Deeply personal

Side by Side. Selected Lyrics
, Robert Wyatt & Alfie Benge (191pp, £14.99, Faber)

It’s strange how we classify musicians, isn’t it? For me, Robert Wyatt is a quirky, politicised singer-songwriter; and before that he was the drummer in the first and most experimental line-up of Soft Machine. (I should point out I like most incarnations of Soft Machine.) But reading these lyrics it’s clear Wyatt is rooted in the Canterbury scene with all its attendant bad puns, verbal slippage and silliness, something I have never enjoyed.

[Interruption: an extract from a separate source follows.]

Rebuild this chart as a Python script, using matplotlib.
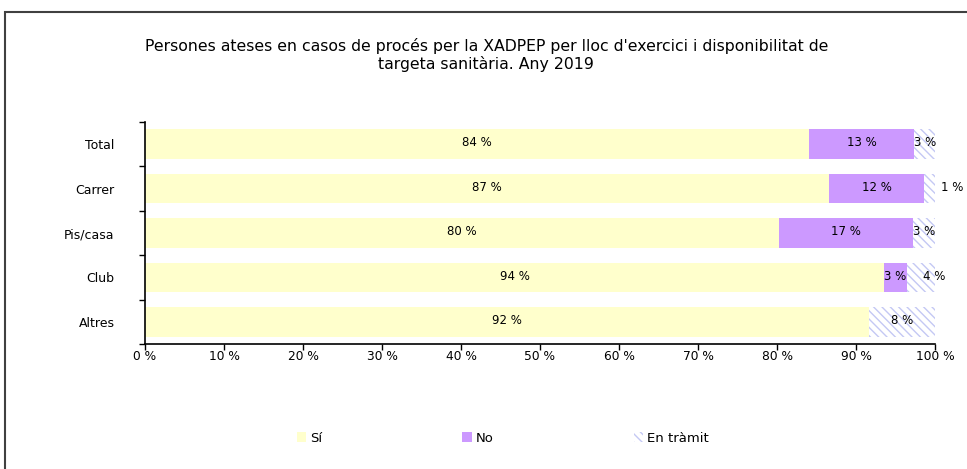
import numpy as np
import matplotlib
matplotlib.use("Agg")
import matplotlib.pyplot as plt
from matplotlib.patches import Rectangle

# data (percentages)
categories = ["Total", "Carrer", "Pis/casa", "Club", "Altres"]
si = [84.0, 86.6, 80.3, 93.6, 91.6]
no = [13.4, 12.0, 16.9, 2.8, 0.0]
tramit = [2.6, 1.4, 2.8, 3.6, 8.4]
series_names = ["Sí", "No", "En tràmit"]
title = ("Persones ateses en casos de procés per la XADPEP per lloc d'exercici i disponibilitat de\n"
         "targeta sanitària. Any 2019")

# small label nudges (points) where the segment is too narrow for its label
tramit_nudge = {"Carrer": 16, "Club": 10}

plt.rcParams["font.family"] = ["DejaVu Sans"]
plt.rcParams["hatch.linewidth"] = 1.0

fig = plt.figure(figsize=(9.67, 4.69), dpi=100)
# outer frame
fig.patches.append(Rectangle((5 / 967, -0.05), 1.2, 1.05 - 12 / 469, transform=fig.transFigure,
                             fill=False, edgecolor="#404040", linewidth=1.5))

ax = fig.add_axes([145 / 967, 1 - 344 / 469, 790 / 967, 222 / 469])

y = np.arange(len(categories))
h = 0.67
left = np.zeros(len(categories))
b1 = ax.barh(y, si, height=h, left=left, color="#ffffcc", linewidth=0, label=series_names[0])
left = left + np.array(si)
b2 = ax.barh(y, no, height=h, left=left, color="#cc99ff", linewidth=0, label=series_names[1])
left = left + np.array(no)
b3 = ax.barh(y, tramit, height=h, left=left, color="white", edgecolor="#c4c8f4",
             hatch="\\\\\\\\", linewidth=0, label=series_names[2])

# value labels
for k, (bars, vals) in enumerate([(b1, si), (b2, no), (b3, tramit)]):
    for cat, bar, v in zip(categories, bars, vals):
        if v <= 0:
            continue
        cx = bar.get_x() + bar.get_width() / 2
        cy = bar.get_y() + bar.get_height() / 2
        dx = tramit_nudge.get(cat, 0) if k == 2 else 0
        ax.annotate(f"{v:.0f} %", (cx, cy), xytext=(dx, 1), textcoords="offset points",
                    ha="center", va="center", fontsize=8.5, color="black")

ax.set_xlim(0, 100)
ax.set_ylim(len(categories) - 0.5, -0.5)
ax.set_xticks(np.arange(0, 101, 10))
ax.set_xticklabels([f"{t} %" for t in range(0, 101, 10)], fontsize=8.8)
ax.set_yticks(y)
ax.set_yticklabels(categories, fontsize=9)
ax.set_yticks(np.arange(-0.5, len(categories)), minor=True)
ax.tick_params(axis="y", which="major", length=0, pad=22)
ax.tick_params(axis="y", which="minor", length=4, direction="out", width=1)
ax.tick_params(axis="x", length=4, direction="out", width=1, pad=0.5)
for s in ["top", "right"]:
    ax.spines[s].set_visible(False)
for s in ["left", "bottom"]:
    ax.spines[s].set_linewidth(1.2)

fig.text(0.503, 0.883, title, ha="center", va="center", fontsize=11.3, linespacing=1.1)

fig.legend(handles=[b1, b2, b3], labels=series_names, loc="center", bbox_to_anchor=(0.52, 0.066),
           ncol=3, frameon=False, fontsize=9.5, handlelength=0.7, handleheight=0.7,
           handletextpad=0.3, columnspacing=10.65)

fig.savefig("out.png", dpi=100)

I mean, what can one do with the ghastly over-alliteration of ‘”Tasty tarragon!” tittered Tundefu Titania tactfully’ (‘Over a Meal’) or the clunky end-of-line rhymes in ‘A Beautiful War’): ‘It’s a beautiful day / To see my prey’ and ‘So I open the hatch / And I drop the first batch’? This is real sixth form poetry stuff, and of course suffers from being separated from the song it is part of, where Wyatt’s unusual vocal delivery and quirky arrangements and instrumentation diverts attention away from the lyrics.

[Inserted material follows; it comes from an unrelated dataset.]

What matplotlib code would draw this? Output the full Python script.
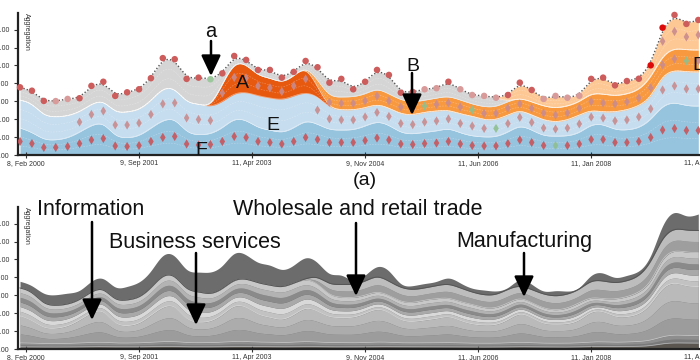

Wyatt is better when he is writing pastiche or critiquing society. In ‘Mass Medium’, his lyrics are as pertinent today as they were when written:

   And as history slips out of view
   Bated breath for the nine o’clock news
   Reassembled right before your very eyes
   Innuendo, rumour and lies

and the message means we can forgive the cliché of ‘before your very eyes’. ‘Blues in Bob Minor’ lampoons and also celebrates and politicizes Bob Dylan, back when he was an important cultural force:

   Roger’s in the archive looking up Casement
   Martha’s in the government digging up the basement
   Rebel into representative for the voter
   Shadow backbencher couldn’t get a word in
   Turned up anyway . . . issues burning

Elsewhere Wyatt writes (and sings) about Hiroshima and the ongoing effects of radiation, Communism, bop and other thing dear to his heart, but much of what is collected here is from Wyatt-world, a strange, insular place of private allusion and imagination, much of it put down it seems in asides and jottings, with little sense of form apart from those dreadful rhymes.

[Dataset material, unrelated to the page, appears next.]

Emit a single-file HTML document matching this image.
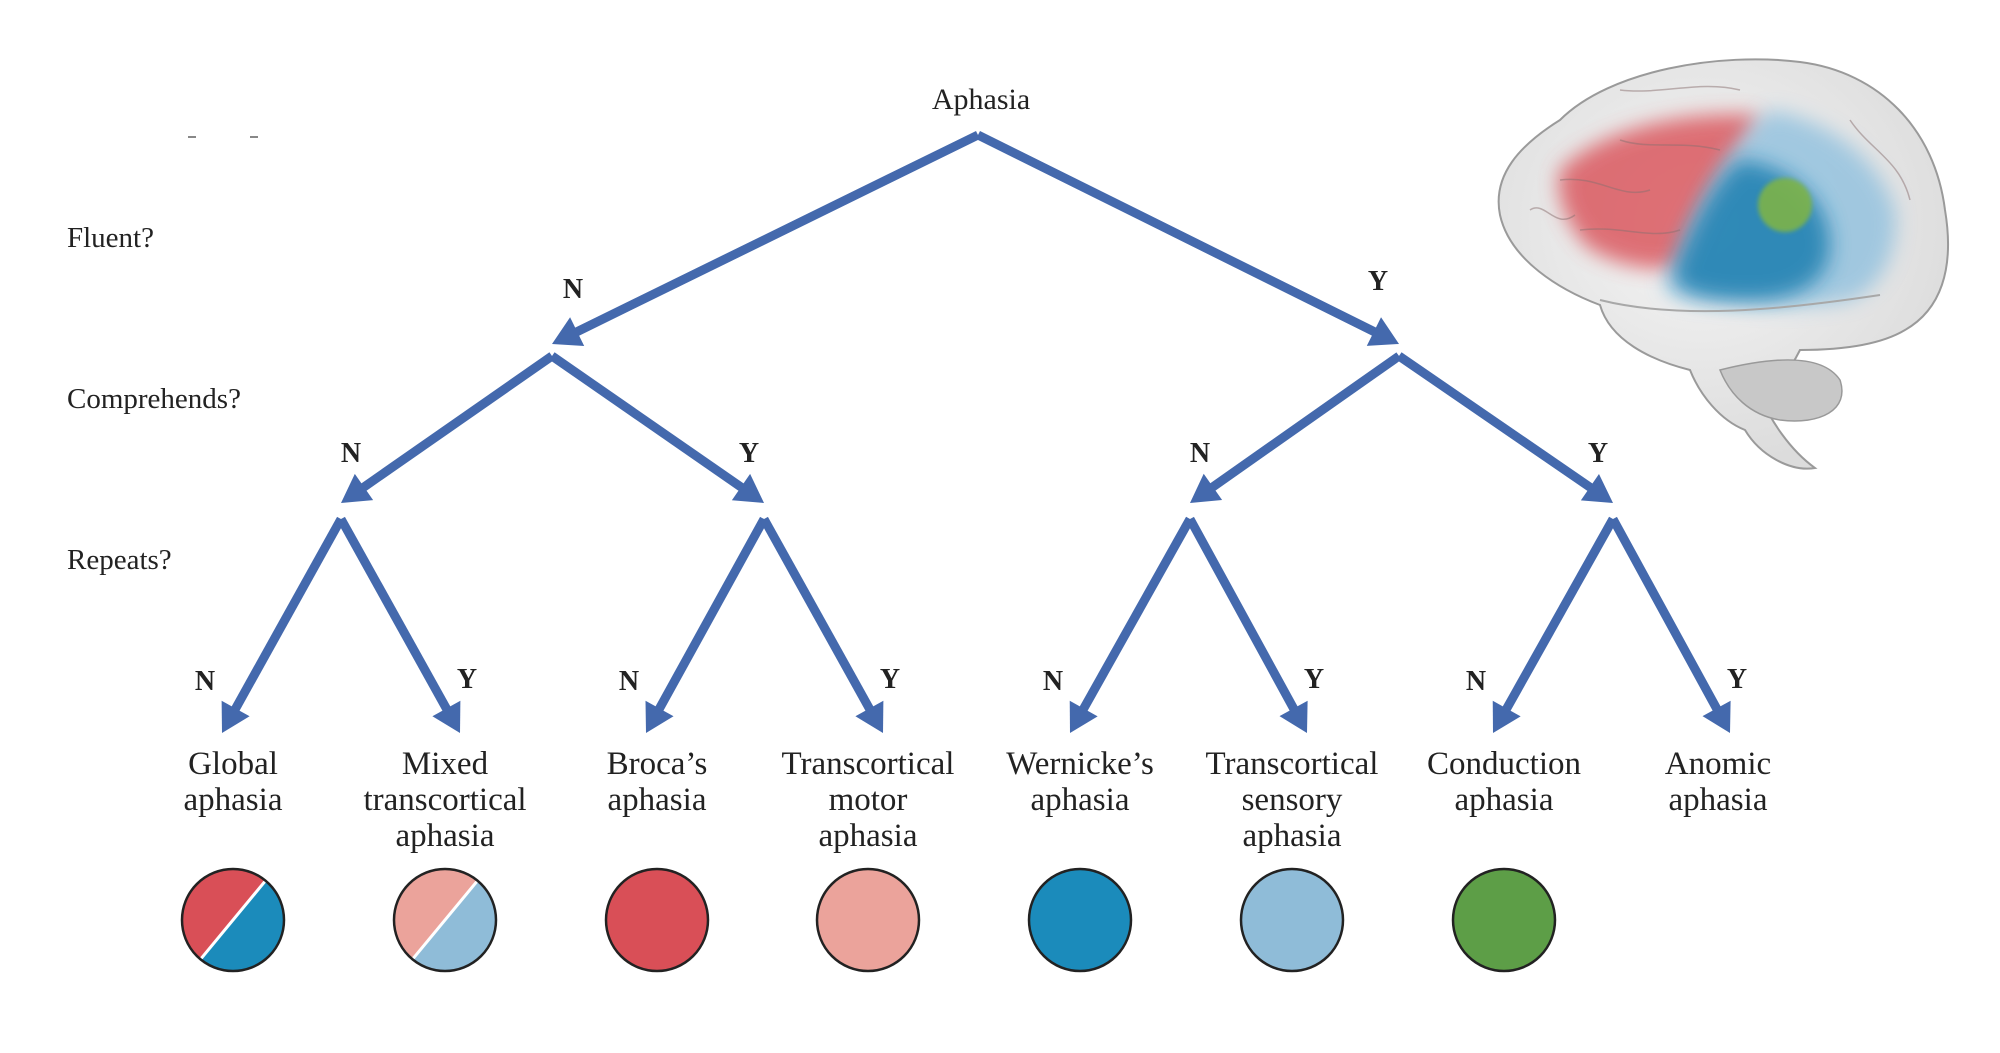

Alfie Benge, Wyatt’s life and musical partner, actually gets the majority of pages in this book, having supplied most of the lyrics for Wyatt’s albums for many years now. She shares Wyatt’s penchant for minor events and strange points-of-view but brings a clarity and originality to her work. ‘December’, for instance is a series of vignettes from ‘a vagabond beach’, which starts

   To pass the time
   The waiter has changed our ashtray
   Four times
   Twice for each brandy we’ve drunk

before moving on to verses about ‘abandoned summer dogs’ and ‘[t]he African trinket seller’ who is ‘[o]blivious of the sad beauty of his daily trek’. This attention to detail and the otherwise mundane is a joy to read; in the final piece in the book, ‘One Day at a Time’, the details become a simple list, with a heartwarming final stanza:

   They step inside
   They shut the door
   They’re home

Wyatt & Benge’s lyrical home is a strange place, and it’s not quite where I expected to find it. It’s always odd seeing lyrics alone on the page and this is certainly true of this volume. Even the personal, warm-hearted introductions by both authors and the awkward enthusing of Jarvis Cocker in his foreword can’t quite disguise how strange and unusual much of this writing is, how it often makes for an uneasy read. Cocker argues for the work presenting a ‘humanist world view that is at once global & particular’, which I guess is fair enough. I might, however argue for it simply being ‘human’, an original, sometimes naïve but deeply personal body of work.